ARTURO PÉREZ-REVERTE | El Semanal |-- de ------ de
1996
Hay un brillo inquietante en sus ojos cuando acuden
cada sábado a la cita. Llegan uno tras otro, casi
furtivamente, con sus cajas y reglamentos bajo el
brazo, como los miembros de una cofradia clandestina,
dispuestos a poner patas arriba la Historia. Algunos
son tipos timidos, solitarios. En apariencia,
incapaces de matar una mosca. Pero fiate y no corras.
Bajo su aspecto gris ocultan un corazón de tigre, y
cada fin de semana deciden sobre la vida y la muerte
de miles de seres humanos.
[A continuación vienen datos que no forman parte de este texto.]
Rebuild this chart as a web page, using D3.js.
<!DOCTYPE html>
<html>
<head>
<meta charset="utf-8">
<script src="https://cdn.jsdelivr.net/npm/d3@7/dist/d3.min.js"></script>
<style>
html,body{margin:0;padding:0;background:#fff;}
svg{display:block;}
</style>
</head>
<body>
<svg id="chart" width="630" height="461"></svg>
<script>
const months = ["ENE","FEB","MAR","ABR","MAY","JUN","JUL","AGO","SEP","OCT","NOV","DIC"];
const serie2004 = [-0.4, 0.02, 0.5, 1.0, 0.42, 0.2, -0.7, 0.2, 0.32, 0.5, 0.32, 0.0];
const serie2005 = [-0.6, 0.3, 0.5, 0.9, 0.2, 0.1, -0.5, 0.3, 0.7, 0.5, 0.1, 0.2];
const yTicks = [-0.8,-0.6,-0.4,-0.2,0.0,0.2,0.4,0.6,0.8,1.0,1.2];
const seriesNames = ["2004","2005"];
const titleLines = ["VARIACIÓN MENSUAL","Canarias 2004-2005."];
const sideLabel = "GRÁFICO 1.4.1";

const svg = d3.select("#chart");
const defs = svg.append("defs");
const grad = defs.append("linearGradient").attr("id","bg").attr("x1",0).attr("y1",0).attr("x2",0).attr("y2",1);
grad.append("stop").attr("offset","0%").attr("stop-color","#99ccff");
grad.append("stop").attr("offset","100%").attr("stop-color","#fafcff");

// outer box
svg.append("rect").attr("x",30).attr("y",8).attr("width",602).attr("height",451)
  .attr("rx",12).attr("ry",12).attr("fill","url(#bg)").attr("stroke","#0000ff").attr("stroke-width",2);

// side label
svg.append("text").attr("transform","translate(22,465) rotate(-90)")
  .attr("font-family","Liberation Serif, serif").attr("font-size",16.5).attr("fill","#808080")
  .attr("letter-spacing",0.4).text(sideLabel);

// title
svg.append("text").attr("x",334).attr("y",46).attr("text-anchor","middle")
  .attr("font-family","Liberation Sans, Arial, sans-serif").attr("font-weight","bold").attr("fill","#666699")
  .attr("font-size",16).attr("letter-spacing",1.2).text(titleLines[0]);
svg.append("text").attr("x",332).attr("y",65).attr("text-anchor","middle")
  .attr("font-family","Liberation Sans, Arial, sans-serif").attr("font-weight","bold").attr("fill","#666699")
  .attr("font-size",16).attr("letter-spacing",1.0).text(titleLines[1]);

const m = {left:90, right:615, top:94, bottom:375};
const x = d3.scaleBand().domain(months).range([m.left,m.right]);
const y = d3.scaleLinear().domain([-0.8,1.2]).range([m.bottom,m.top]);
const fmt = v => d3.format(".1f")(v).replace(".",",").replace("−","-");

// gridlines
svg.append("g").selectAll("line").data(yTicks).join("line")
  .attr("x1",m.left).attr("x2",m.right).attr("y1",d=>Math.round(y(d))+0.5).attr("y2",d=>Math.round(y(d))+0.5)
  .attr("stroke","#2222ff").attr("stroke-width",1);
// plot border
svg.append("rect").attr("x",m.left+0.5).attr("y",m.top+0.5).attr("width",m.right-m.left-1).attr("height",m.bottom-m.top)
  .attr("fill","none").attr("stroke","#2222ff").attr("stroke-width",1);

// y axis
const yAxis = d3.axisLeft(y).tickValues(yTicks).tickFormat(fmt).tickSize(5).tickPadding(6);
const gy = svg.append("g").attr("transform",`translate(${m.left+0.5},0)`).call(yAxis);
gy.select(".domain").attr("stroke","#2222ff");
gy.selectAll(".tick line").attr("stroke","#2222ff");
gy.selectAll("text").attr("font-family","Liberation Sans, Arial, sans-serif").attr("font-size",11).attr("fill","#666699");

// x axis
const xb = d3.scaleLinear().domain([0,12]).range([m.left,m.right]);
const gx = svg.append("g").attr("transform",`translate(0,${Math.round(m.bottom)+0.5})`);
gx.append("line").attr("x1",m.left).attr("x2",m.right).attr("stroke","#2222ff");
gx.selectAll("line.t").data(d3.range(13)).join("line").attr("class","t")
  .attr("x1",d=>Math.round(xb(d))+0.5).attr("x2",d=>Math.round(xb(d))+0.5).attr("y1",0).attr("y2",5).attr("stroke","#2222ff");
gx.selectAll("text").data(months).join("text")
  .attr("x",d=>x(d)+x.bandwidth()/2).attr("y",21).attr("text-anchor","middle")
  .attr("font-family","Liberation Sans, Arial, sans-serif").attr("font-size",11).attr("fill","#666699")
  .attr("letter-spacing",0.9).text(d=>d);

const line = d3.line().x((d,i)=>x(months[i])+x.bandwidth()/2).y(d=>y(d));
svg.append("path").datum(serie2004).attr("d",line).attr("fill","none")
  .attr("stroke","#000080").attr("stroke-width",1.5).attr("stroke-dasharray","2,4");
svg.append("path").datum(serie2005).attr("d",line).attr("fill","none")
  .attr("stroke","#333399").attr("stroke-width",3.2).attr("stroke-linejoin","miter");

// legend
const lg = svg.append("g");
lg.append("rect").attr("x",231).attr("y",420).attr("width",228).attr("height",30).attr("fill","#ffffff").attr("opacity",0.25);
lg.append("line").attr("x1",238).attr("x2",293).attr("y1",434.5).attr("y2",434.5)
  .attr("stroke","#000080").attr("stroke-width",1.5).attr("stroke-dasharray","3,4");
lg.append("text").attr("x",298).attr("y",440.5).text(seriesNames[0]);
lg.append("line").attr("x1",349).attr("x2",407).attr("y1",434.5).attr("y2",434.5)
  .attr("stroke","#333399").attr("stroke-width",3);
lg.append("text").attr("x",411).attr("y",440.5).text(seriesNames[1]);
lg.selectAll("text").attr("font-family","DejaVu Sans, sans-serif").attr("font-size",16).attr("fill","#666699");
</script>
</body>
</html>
Saben de heroismo, y de
coraje; y de encajar impávidos los azares del destino
y de la guerra, tal vez más que muchos de esos
militares de verdad que a veces se cruzan por la
calle, con su uniforme y sus medallas que a ellos les
hacen sonreir disimulada, esquinadamente, con mueca de
viejos veteranos.
Los jugadores de los llamados wargames o juegos de
guerra de salón nada tienen que ver con el
militarismo, o las ideologías. Del mismo modo que unos
juegan al tenis, otros al póker y otros a la herencia
de Tia Ágata, los aficionados al asunto, que es una
especie de ajedrez pero a lo bestia, reproducen sobre
tableros, con las fichas apropiadas, situaciones
estratégicas o tácticas de la Historia; y basándose en
complicados reglamentos, intentan darle las suyas y
las de un bombero a Rommel, por ejemplo, en El
Alamein; o compartir gloria con Napoleón en
Austerlitz; o dar la vuelta a la tortilla haciéndole
la puñeta a Anibal en Tresino, Trebia, Trasimeno y
Cannas. La forma usual es un terreno reproducido en
detalle sobre grandes tableros, y allí, con piezas,
soldaditos de plomo o fichas adecuadas, se desarrollan
los acontecimientos históricos y sus variantes, en
largas operaciones de un realismo asombroso que llegan
a durar horas, e incluso días.
Como masones, los adictos al género intercanibian
informaciones, reglamentos, experiencias. Hay
especialidades, por supuesto: artistas del combate
táctico a nivel de pelotón, capaces de batirse casa
por casa durante días en los alrededores de la fábrica
de tractores de Stalingrado, y genios de la logistica
que llevan tercios a Flandes por el camino español de
la Valtelina entre las diez de la mañana y las ocho de
la tarde de un mismo día. A algunos les gusta reunirse
en grupos, haciéndose cargo cada uno de un bando, o un
cuerpo de ejército, o de una simple unidad de
infantería; y otros prefieren habérselas de tú a tú
con el tablero o con la pantalla del ordenador, que
facilita el juego a solateras. En cuanto a sexo,
predomina el masculino; aunque no faltan mujeres como
la novia de mi amigo Miguel el hombre que más cargas
de caballeria ha ordenado en la historia de la
Humanidad , que es una moza dulce y apacible hasta que
el fin de semana, ante el tablero, se transforma en
una despiadada y lúcida táctica, capaz de cañonearse
penol a penol con el Victory, o putear al general
Dupont en Despeñaperros hasta que el maldito gabacho
pide cuartel y misericordia.
Son la leche. Cuando los ves descargar adrenalina en
sus excitantes aventuras finisemanales, compruebas
asombrado cómo se transforman ante el tablero para
compensar otra vida a menudo monótona, tal vez
insustancial. De pronto, inclinados sobre los
hexágonos del mapa, considerando los factores de
movimiento entre, Washington y Gettysburg o la
potencia de fuego de una división Panzer en los campos
embarrados de Smolesk, aflora toda la seguridad, toda
la pasión, todas las cualidades buenas o malas
reprimidas en el día a día: abnegación, buen juicio,
crueldad, rapidez, inteligencia, egoísmo, iniciativa,
sacrificio. Y comprendes que resulta imposible saber
lo que cada ser humano, incluso el de apariencia más
torpe, bondadosa, malvada o gris, atesora en su
corazón o en su cabeza.
Y además, comprendo el placer personal intenso,
fascinante, de hacerle trampas a la Historia. De
romperle los cuernos a Bismarck en Sedán, o destrozar
por fin los cuadros escoceses en Waterloo. 0 volver a
la oficina el lunes por la mañana y dirigirle al
imbécil de tu jefe una sonrisa enigmática que él nunca
entenderá, ignorante del momento de gloria infinita
que viviste a las tres de la madrugada de ayer,
cuando, tras doce horas de combate, encendiste con
mano temblorosa un cigarrillo para contemplar desde el
alcázar del Santísima Trinidad, entre los mástiles
derribados y los pasamanos hechos astillas, cómo ardía
la escuadra inglesa frente al cabo Trafalgar.